EXERCISE: Please transcribe the data below exactly. Leave the pictures out.

AVAILABLE DATA:
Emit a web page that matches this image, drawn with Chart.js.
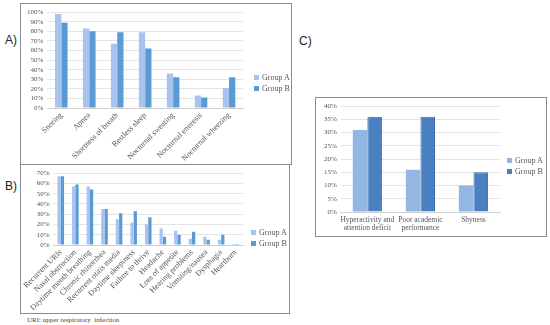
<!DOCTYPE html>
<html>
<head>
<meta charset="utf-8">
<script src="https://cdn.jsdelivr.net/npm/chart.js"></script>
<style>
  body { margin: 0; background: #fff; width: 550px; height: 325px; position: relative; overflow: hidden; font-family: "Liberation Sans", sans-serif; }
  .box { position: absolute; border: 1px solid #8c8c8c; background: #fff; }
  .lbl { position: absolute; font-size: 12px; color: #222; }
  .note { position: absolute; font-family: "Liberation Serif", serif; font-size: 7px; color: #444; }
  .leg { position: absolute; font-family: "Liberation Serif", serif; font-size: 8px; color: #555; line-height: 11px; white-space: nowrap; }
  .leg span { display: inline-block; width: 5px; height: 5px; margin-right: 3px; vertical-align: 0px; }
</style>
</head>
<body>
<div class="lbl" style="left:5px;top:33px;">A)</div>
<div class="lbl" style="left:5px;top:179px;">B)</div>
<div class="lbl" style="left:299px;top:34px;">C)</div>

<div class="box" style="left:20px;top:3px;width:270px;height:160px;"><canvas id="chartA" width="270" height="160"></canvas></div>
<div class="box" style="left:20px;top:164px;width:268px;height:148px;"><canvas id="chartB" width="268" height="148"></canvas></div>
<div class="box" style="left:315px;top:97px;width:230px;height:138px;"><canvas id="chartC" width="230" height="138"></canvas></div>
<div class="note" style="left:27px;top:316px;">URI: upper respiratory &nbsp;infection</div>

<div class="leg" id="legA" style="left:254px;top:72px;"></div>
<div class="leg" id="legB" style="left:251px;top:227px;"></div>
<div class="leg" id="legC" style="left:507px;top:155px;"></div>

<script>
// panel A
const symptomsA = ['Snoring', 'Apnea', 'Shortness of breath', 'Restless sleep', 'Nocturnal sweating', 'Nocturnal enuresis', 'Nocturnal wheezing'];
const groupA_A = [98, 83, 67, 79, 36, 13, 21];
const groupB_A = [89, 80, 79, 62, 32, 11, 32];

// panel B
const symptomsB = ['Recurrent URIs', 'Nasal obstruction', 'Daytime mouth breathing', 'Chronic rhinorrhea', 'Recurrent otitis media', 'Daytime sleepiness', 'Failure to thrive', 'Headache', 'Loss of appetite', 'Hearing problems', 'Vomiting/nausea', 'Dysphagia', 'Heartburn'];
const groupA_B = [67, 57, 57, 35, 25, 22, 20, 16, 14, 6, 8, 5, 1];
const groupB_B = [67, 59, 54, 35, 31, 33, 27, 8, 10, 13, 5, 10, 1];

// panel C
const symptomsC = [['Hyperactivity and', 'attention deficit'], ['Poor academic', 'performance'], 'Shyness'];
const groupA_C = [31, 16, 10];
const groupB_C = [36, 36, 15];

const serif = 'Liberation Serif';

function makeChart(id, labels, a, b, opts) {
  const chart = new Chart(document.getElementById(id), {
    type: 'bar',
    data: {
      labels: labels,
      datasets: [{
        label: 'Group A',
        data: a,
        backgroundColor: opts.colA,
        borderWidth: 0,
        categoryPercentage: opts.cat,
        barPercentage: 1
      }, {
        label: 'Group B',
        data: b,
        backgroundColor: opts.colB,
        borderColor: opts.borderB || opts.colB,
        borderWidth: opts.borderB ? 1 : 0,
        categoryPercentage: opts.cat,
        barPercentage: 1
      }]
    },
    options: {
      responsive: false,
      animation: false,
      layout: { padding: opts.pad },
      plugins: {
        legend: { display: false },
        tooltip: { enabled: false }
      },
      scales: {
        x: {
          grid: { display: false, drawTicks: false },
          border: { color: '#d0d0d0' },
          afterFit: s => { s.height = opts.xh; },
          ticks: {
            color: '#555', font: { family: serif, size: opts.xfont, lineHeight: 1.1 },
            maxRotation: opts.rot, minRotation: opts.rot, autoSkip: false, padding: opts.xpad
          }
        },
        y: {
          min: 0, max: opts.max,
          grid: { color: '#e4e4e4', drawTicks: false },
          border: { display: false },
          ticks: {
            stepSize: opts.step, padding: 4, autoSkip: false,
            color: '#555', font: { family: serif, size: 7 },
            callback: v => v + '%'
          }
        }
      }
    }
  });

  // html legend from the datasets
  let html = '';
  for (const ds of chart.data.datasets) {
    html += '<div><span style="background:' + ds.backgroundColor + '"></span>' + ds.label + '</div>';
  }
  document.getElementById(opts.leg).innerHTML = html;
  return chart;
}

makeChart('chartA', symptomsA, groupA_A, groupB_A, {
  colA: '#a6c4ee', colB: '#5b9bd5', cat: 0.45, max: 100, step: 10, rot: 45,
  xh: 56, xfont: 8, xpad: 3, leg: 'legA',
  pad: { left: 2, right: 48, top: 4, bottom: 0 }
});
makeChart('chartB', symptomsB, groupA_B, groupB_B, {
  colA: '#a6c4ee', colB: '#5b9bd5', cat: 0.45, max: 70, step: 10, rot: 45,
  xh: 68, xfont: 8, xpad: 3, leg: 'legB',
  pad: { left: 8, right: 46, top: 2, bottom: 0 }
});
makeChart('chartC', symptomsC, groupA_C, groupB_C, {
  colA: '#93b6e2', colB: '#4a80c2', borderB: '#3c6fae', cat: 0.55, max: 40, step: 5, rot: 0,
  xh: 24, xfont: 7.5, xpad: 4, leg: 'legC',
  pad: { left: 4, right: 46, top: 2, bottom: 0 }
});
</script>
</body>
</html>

ANSWER FOR THE TASK:
Emit a web page that matches this image, drawn with Chart.js.
<!DOCTYPE html>
<html>
<head>
<meta charset="utf-8">
<script src="https://cdn.jsdelivr.net/npm/chart.js"></script>
<style>
  body { margin: 0; background: #fff; width: 550px; height: 325px; position: relative; overflow: hidden; font-family: "Liberation Sans", sans-serif; }
  .box { position: absolute; border: 1px solid #8c8c8c; background: #fff; }
  .lbl { position: absolute; font-size: 12px; color: #222; }
  .note { position: absolute; font-family: "Liberation Serif", serif; font-size: 7px; color: #444; }
  .leg { position: absolute; font-family: "Liberation Serif", serif; font-size: 8px; color: #555; line-height: 11px; white-space: nowrap; }
  .leg span { display: inline-block; width: 5px; height: 5px; margin-right: 3px; vertical-align: 0px; }
</style>
</head>
<body>
<div class="lbl" style="left:5px;top:33px;">A)</div>
<div class="lbl" style="left:5px;top:179px;">B)</div>
<div class="lbl" style="left:299px;top:34px;">C)</div>

<div class="box" style="left:20px;top:3px;width:270px;height:160px;"><canvas id="chartA" width="270" height="160"></canvas></div>
<div class="box" style="left:20px;top:164px;width:268px;height:148px;"><canvas id="chartB" width="268" height="148"></canvas></div>
<div class="box" style="left:315px;top:97px;width:230px;height:138px;"><canvas id="chartC" width="230" height="138"></canvas></div>
<div class="note" style="left:27px;top:316px;">URI: upper respiratory &nbsp;infection</div>

<div class="leg" id="legA" style="left:254px;top:72px;"></div>
<div class="leg" id="legB" style="left:251px;top:227px;"></div>
<div class="leg" id="legC" style="left:507px;top:155px;"></div>

<script>
// panel A
const symptomsA = ['Snoring', 'Apnea', 'Shortness of breath', 'Restless sleep', 'Nocturnal sweating', 'Nocturnal enuresis', 'Nocturnal wheezing'];
const groupA_A = [98, 83, 67, 79, 36, 13, 21];
const groupB_A = [89, 80, 79, 62, 32, 11, 32];

// panel B
const symptomsB = ['Recurrent URIs', 'Nasal obstruction', 'Daytime mouth breathing', 'Chronic rhinorrhea', 'Recurrent otitis media', 'Daytime sleepiness', 'Failure to thrive', 'Headache', 'Loss of appetite', 'Hearing problems', 'Vomiting/nausea', 'Dysphagia', 'Heartburn'];
const groupA_B = [67, 57, 57, 35, 25, 22, 20, 16, 14, 6, 8, 5, 1];
const groupB_B = [67, 59, 54, 35, 31, 33, 27, 8, 10, 13, 5, 10, 1];

// panel C
const symptomsC = [['Hyperactivity and', 'attention deficit'], ['Poor academic', 'performance'], 'Shyness'];
const groupA_C = [31, 16, 10];
const groupB_C = [36, 36, 15];

const serif = 'Liberation Serif';

function makeChart(id, labels, a, b, opts) {
  const chart = new Chart(document.getElementById(id), {
    type: 'bar',
    data: {
      labels: labels,
      datasets: [{
        label: 'Group A',
        data: a,
        backgroundColor: opts.colA,
        borderWidth: 0,
        categoryPercentage: opts.cat,
        barPercentage: 1
      }, {
        label: 'Group B',
        data: b,
        backgroundColor: opts.colB,
        borderColor: opts.borderB || opts.colB,
        borderWidth: opts.borderB ? 1 : 0,
        categoryPercentage: opts.cat,
        barPercentage: 1
      }]
    },
    options: {
      responsive: false,
      animation: false,
      layout: { padding: opts.pad },
      plugins: {
        legend: { display: false },
        tooltip: { enabled: false }
      },
      scales: {
        x: {
          grid: { display: false, drawTicks: false },
          border: { color: '#d0d0d0' },
          afterFit: s => { s.height = opts.xh; },
          ticks: {
            color: '#555', font: { family: serif, size: opts.xfont, lineHeight: 1.1 },
            maxRotation: opts.rot, minRotation: opts.rot, autoSkip: false, padding: opts.xpad
          }
        },
        y: {
          min: 0, max: opts.max,
          grid: { color: '#e4e4e4', drawTicks: false },
          border: { display: false },
          ticks: {
            stepSize: opts.step, padding: 4, autoSkip: false,
            color: '#555', font: { family: serif, size: 7 },
            callback: v => v + '%'
          }
        }
      }
    }
  });

  // html legend from the datasets
  let html = '';
  for (const ds of chart.data.datasets) {
    html += '<div><span style="background:' + ds.backgroundColor + '"></span>' + ds.label + '</div>';
  }
  document.getElementById(opts.leg).innerHTML = html;
  return chart;
}

makeChart('chartA', symptomsA, groupA_A, groupB_A, {
  colA: '#a6c4ee', colB: '#5b9bd5', cat: 0.45, max: 100, step: 10, rot: 45,
  xh: 56, xfont: 8, xpad: 3, leg: 'legA',
  pad: { left: 2, right: 48, top: 4, bottom: 0 }
});
makeChart('chartB', symptomsB, groupA_B, groupB_B, {
  colA: '#a6c4ee', colB: '#5b9bd5', cat: 0.45, max: 70, step: 10, rot: 45,
  xh: 68, xfont: 8, xpad: 3, leg: 'legB',
  pad: { left: 8, right: 46, top: 2, bottom: 0 }
});
makeChart('chartC', symptomsC, groupA_C, groupB_C, {
  colA: '#93b6e2', colB: '#4a80c2', borderB: '#3c6fae', cat: 0.55, max: 40, step: 5, rot: 0,
  xh: 24, xfont: 7.5, xpad: 4, leg: 'legC',
  pad: { left: 4, right: 46, top: 2, bottom: 0 }
});
</script>
</body>
</html>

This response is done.